Ni qué decir de niveles básicos de continuidad en materia de programas económicos y esquemas de política exterior. Para bien o para mal, Brasil logró en gran medida combinar a lo largo de esas décadas y hasta hoy un esquema de una potencia productora de materias primas como soja, carnes, cereales, acero, petróleo, etcétera, con grandes conglomerados industriales que operan a escala internacional en las grandes ligas como Embraer, Petrobas, Vale, Camargo Correa, etcétera.
Un repaso de los procesos de compra y de adquisiciones de empresas en la Argentina y en la región por parte de sus pares privadas o mixtas (público-privadas) brasileñas nos ahorrarán de dar mas detalles en este sentido.
En materia de estabilidad político-institucional, luego del regreso de la democracia a mediados de los años 80, cabrá recordar que sólo un presidente brasileño no pudo completar su mandato por razones políticas (Neves no lo hizo, pero se debió a su fallecimiento): fue el caso de Collor de Melo, quizás justamente por haber querido imprimir un estilo decisionista, personalista y de reformas radicales contra viento y marea como las que impulsaban sin mayores resistencias sus colegas de Argentina y Perú a comienzos de los 90. Sin tomar en cuenta que la densidad de los actores sociales y económicos de Brasil así como de la fortaleza de sus instituciones, no hacían factible proyectos de democracias plebiscitarias o cesarismos electorales.

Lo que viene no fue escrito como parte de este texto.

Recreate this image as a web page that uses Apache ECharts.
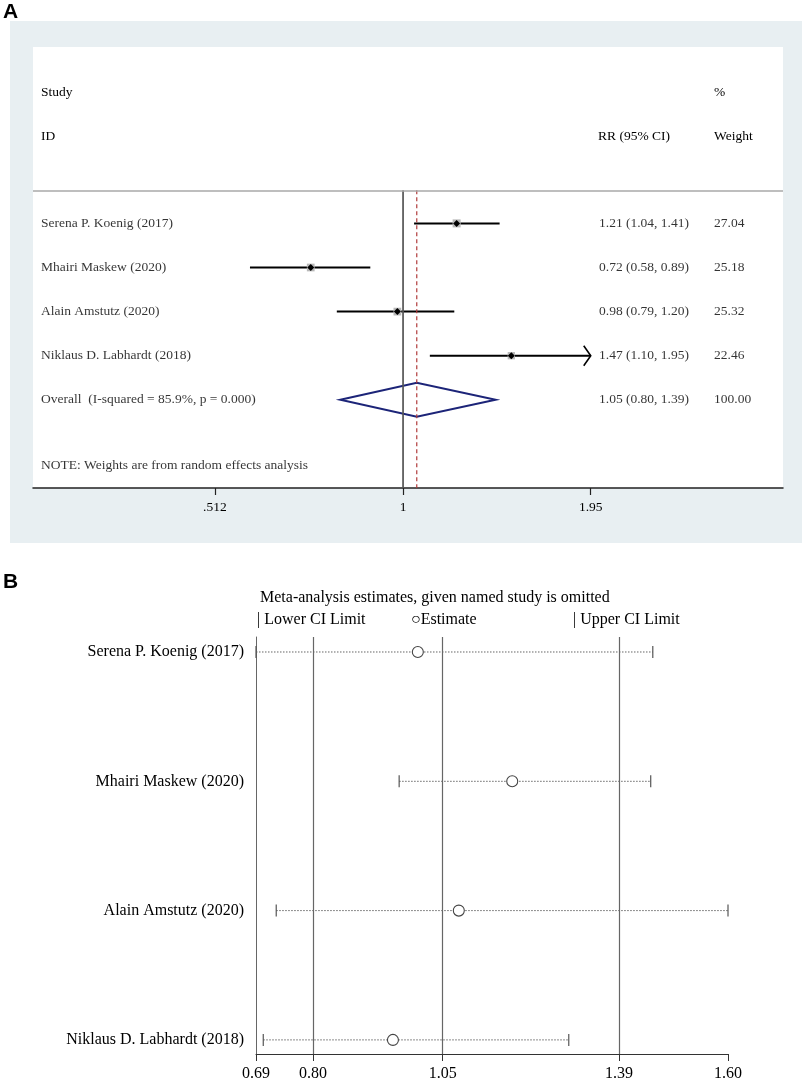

A la estabilidad política, Brasil le sumo a partir de la década pasada el ordenamiento de su macroeconomía por medio del Plan Real, que fue respetado y continuado por sucesivos gobiernos de diferente signo, llegando al mismo Lula y ahora a su ex ministra Dilma Rousseff. A la baja inflación y saneamiento económico, se le agregó el boom de las materias primas de la mano del aumento de demanda china e hindú de alimentos, hidrocarburos y minerales a comienzos del presente siglo. Valores de oleaginosas, barril de petróleo y tonelada de cobre y acero que pasaron a valer 4, 5 y hasta 6 veces más que 15 o 20 años atrás. Ese circulo virtuoso de continuidad política-institucional, salud macroeconómica y constructiva relación con el mercado internacional y masivos ingresos de recursos por las exportaciones de materias primas, viabilizó una fuerte ofensiva durante los ocho años del presidente Lula en materia de ayuda y desarrollo e inserción en el proceso productivo de decenas de millones de personas.

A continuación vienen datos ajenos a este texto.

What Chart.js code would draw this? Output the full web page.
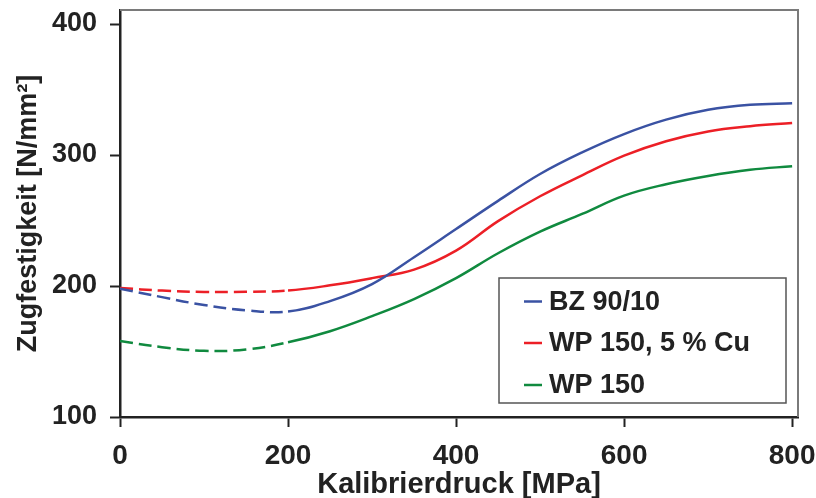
<!DOCTYPE html>
<html>
<head>
<meta charset="utf-8">
<script src="https://cdn.jsdelivr.net/npm/chart.js@4.4.1/dist/chart.umd.min.js"></script>
<style>
    html, body { margin: 0; padding: 0; background: #fff; }
    #wrap { width: 816px; height: 498px; }
</style>
</head>
<body>
<div id="wrap"><canvas id="chart1" width="816" height="498"></canvas></div>
<script>
/***  Zugfestigkeit vs. Kalibrierdruck  ***/
var pressure = [0, 50, 100, 150, 200, 250, 300, 350, 400, 450, 500, 550, 600, 650, 700, 750, 800];
var bz9010   = [198, 191.5, 185.5, 181.5, 180.5, 188.5, 201.5, 222, 243.5, 265, 285.5, 302, 316, 327, 334.5, 338.3, 339.5];
var wp150cu  = [198.5, 196.5, 195.5, 195.6, 196.5, 200.5, 206, 212.5, 227, 249.5, 268.5, 284.5, 299.5, 310.5, 318, 322, 324.5];
var wp150    = [158, 153.3, 150.5, 151.5, 157, 165.5, 177, 190, 206, 225, 241.5, 255, 269, 277.7, 284, 288.7, 291.5];
var seriesNames = ['BZ 90/10', 'WP 150, 5 % Cu', 'WP 150'];
var xTicks = [0, 200, 400, 600, 800];
var yTicks = [100, 200, 300, 400];
var dashEnd = 200;   // measured part ends here, rest is solid

var colors = ['#3a52a3', '#ec1f26', '#108a3f'];
var fontFam = "'Liberation Sans', Arial, Helvetica, sans-serif";

function toPoints(vals) {
    var pts = [];
    for (var i = 0; i < pressure.length; i++) {
        pts.push({ x: pressure[i], y: vals[i] });
    }
    return pts;
}

function makeSet(idx, vals) {
    return {
        label: seriesNames[idx],
        data: toPoints(vals),
        borderColor: colors[idx],
        backgroundColor: colors[idx],
        borderWidth: 2.5,
        pointRadius: 0,
        fill: false,
        tension: 0.4,
        segment: {
            borderDash: function (ctx) {
                return ctx.p1.parsed.x <= dashEnd ? [13, 6] : undefined;
            }
        }
    };
}

/* Rahmen oben/rechts */
var framePlugin = {
    id: 'frame',
    afterDraw: function (chart) {
        var a = chart.chartArea, c = chart.ctx;
        c.save();
        c.strokeStyle = '#7a7a7a';
        c.lineWidth = 2;
        c.beginPath();
        c.moveTo(a.left, a.top);
        c.lineTo(a.right, a.top);
        c.lineTo(a.right, a.bottom);
        c.stroke();
        c.restore();
    }
};

/* Legende im Diagramm */
var legendPlugin = {
    id: 'boxLegend',
    afterDraw: function (chart) {
        var c = chart.ctx;
        var sets = chart.data.datasets;
        c.save();
        c.fillStyle = '#fff';
        c.fillRect(499, 278, 287, 125);
        c.strokeStyle = '#555';
        c.lineWidth = 1.5;
        c.strokeRect(499, 278, 287, 125);
        c.font = 'bold 27px ' + fontFam;
        c.textBaseline = 'middle';
        c.textAlign = 'left';
        var rows = [301.5, 343, 385];
        for (var i = 0; i < sets.length; i++) {
            c.strokeStyle = sets[i].borderColor;
            c.lineWidth = 2.5;
            c.beginPath();
            c.moveTo(524, rows[i]);
            c.lineTo(542, rows[i]);
            c.stroke();
            c.fillStyle = '#222';
            c.fillText(sets[i].label, 549, rows[i] + 1);
        }
        c.restore();
    }
};

$ready();

function $ready() {
    var ctx1 = document.getElementById('chart1').getContext('2d');
    var myChart = new Chart(ctx1, {
        type: 'line',
        data: {
            datasets: [makeSet(0, bz9010), makeSet(1, wp150cu), makeSet(2, wp150)]
        },
        options: {
            responsive: false,
            animation: false,
            layout: { padding: { top: 10, right: 18, left: 0, bottom: 0 } },
            plugins: {
                legend: { display: false },
                tooltip: { enabled: false }
            },
            scales: {
                x: {
                    type: 'linear',
                    min: 0,
                    max: 807,
                    afterBuildTicks: function (scale) {
                        scale.ticks = xTicks.map(function (v) { return { value: v }; });
                    },
                    afterFit: function (scale) {
                        scale.height = 81;
                        scale.paddingLeft = 0;
                        scale.paddingRight = 0;
                    },
                    grid: {
                        drawOnChartArea: false,
                        drawTicks: true,
                        tickLength: 10,
                        tickColor: '#222',
                        tickWidth: 2
                    },
                    border: { display: true, color: '#222', width: 2.5 },
                    ticks: {
                        color: '#222',
                        padding: 12,
                        maxRotation: 0,
                        font: { family: fontFam, size: 28, weight: 'bold' }
                    },
                    title: {
                        display: true,
                        text: 'Kalibrierdruck [MPa]',
                        color: '#222',
                        padding: { top: 0, bottom: 0 },
                        font: { family: fontFam, size: 29, weight: 'bold', lineHeight: 0.9 }
                    }
                },
                y: {
                    type: 'linear',
                    min: 100,
                    max: 410.7,
                    afterBuildTicks: function (scale) {
                        scale.ticks = yTicks.map(function (v) { return { value: v }; });
                    },
                    afterFit: function (scale) {
                        scale.width = 120;
                        scale.paddingTop = 0;
                        scale.paddingBottom = 0;
                    },
                    grid: {
                        drawOnChartArea: false,
                        drawTicks: true,
                        tickLength: 10,
                        tickColor: '#222',
                        tickWidth: 2
                    },
                    border: { display: true, color: '#222', width: 2.5 },
                    ticks: {
                        color: '#222',
                        padding: 13,
                        font: { family: fontFam, size: 27, weight: 'bold' }
                    },
                    title: {
                        display: true,
                        text: 'Zugfestigkeit [N/mm²]',
                        color: '#222',
                        padding: { top: 12, bottom: 0 },
                        font: { family: fontFam, size: 27, weight: 'bold' }
                    }
                }
            }
        },
        plugins: [framePlugin, legendPlugin]
    });
}
</script>
</body>
</html>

Según diversos estudios, en los últimos 10 años, 40 millones de personas se sumaron al mercado interno de Brasil con su consecuente impacto en materia de dignidad de las personas, consumo, etcétera. La clave fueron más y más ciudadanos y consumidores y no meramente relaciones clientelares. Como dirían nuestros abuelos, “se les enseño a pescar, no meramente a esperar que le diera el pescado eternamente”.

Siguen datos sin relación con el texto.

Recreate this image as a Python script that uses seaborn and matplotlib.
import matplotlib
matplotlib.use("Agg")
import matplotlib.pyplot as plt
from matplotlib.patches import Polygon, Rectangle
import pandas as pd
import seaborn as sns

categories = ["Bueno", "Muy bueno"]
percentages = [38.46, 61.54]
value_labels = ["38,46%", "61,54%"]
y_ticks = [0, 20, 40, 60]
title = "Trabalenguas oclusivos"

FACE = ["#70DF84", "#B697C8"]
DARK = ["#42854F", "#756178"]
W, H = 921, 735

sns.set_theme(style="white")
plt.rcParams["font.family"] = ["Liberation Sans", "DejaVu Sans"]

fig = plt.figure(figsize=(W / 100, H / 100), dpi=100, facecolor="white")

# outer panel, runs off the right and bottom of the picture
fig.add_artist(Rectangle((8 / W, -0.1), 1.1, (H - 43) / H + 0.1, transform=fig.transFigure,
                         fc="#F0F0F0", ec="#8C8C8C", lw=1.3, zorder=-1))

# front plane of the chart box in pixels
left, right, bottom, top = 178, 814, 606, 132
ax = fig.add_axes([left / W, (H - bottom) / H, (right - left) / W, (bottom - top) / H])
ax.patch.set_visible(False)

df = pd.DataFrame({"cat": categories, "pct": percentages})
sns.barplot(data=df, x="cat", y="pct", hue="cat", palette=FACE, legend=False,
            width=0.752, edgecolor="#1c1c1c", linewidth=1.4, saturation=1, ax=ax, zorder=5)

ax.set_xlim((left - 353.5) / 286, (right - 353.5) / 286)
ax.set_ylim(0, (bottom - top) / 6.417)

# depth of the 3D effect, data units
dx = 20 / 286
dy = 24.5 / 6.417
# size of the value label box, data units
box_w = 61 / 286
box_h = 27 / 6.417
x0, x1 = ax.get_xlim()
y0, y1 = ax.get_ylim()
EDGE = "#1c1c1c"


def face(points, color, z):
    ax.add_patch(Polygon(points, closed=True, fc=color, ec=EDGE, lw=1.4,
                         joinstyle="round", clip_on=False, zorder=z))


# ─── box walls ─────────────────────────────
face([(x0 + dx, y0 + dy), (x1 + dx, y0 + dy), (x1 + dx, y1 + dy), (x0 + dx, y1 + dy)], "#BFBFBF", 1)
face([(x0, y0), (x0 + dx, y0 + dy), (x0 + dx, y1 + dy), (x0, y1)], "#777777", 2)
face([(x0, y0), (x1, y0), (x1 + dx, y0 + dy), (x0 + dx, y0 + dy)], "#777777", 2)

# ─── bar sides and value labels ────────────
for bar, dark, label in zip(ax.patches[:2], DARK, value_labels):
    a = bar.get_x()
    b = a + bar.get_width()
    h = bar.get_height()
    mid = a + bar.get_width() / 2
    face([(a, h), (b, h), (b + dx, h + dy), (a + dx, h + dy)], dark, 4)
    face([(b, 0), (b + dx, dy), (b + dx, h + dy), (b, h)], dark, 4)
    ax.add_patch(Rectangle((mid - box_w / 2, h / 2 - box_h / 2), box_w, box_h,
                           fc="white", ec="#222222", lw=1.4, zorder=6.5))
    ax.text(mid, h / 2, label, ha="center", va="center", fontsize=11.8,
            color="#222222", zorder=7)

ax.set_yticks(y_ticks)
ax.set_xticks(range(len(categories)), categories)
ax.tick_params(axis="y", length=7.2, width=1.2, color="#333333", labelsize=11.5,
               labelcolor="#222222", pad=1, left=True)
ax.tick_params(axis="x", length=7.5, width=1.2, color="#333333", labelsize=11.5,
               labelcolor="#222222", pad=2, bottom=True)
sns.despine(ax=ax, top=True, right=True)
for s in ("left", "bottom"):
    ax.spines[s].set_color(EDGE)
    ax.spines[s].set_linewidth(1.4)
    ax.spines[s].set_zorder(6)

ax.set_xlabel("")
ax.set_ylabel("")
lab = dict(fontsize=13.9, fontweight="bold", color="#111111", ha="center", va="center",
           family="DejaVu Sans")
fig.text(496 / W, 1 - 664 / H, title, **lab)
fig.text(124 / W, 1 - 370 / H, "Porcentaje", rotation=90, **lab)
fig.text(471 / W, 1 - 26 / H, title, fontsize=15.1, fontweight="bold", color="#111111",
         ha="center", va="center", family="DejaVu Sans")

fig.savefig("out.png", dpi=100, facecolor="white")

Esta suma de procesos y logros en diversos planos fue reconocida con “cocardas” de profundo sentido simbólico pero también material (como la designación de Brasil como sede del Mundial de fútbol 2014 y de los Juegos Olímpicos dos años después). Ni que decir del rol central de Brasilia en el tablero mundial de la mano de su diálogo fluido y estratégico con los EEUU y una delicada pero no traumática combinación de competencia y cooperación, su rol en el G-20 y en el sello, marketinero y sumamente útil para Brasil, como son los “BRICS“ (Brasil, Rusia, India, China y Sudáfrica, incorporada recientemente), una sigla inventada en el 2001 por fundos de inversiones de EEUU para promocionar y vender bonos de estos países ”emergentes” o “regresados” (el caso de Rusia), pero que la élite política y diplomática del Brasil le ha dado algún leve grado de sustancia estratégica para total beneficio de una Brasilia que pasa figurar en la mismo “cartel” que potencias político-económicas y militares como Pekín, Moscú y Nueva Delhi. Al mismo tiempo, si bien en todo momento la potencia sudamericana establece fuertes canales de consulta con estas potencias así como con los EEUU, Europa Occidental y Japón, alienta y enfáticamente nos alienta a sudamericanizarnos de la mano de premisas ideológicas e interpretaciones históricas que facilitan un cierto enclaustramiento. No del Brasil, justamente.
Hoy los brasileños, y el público atento a los temas internacionales de escala mundial, ven al país en un sendero más o menos complejo pero irrefrenable hacia la consolidación de un Estado que va avanzando aceleradamente de una democracia electoral a una dinámica y pujante república moderna (y hasta post moderna), dotada de división de poderes, un activo y muy presente federalismo y consensos básicos en su élite política y social. El populismo de la mano de cesarismos de masas y cuestionamientos a las trabas que la división de poderes produciría en la “voluntad general” jacobina no está en el vocabulario ni en los proyectos de esta potencia emergente. No es poco.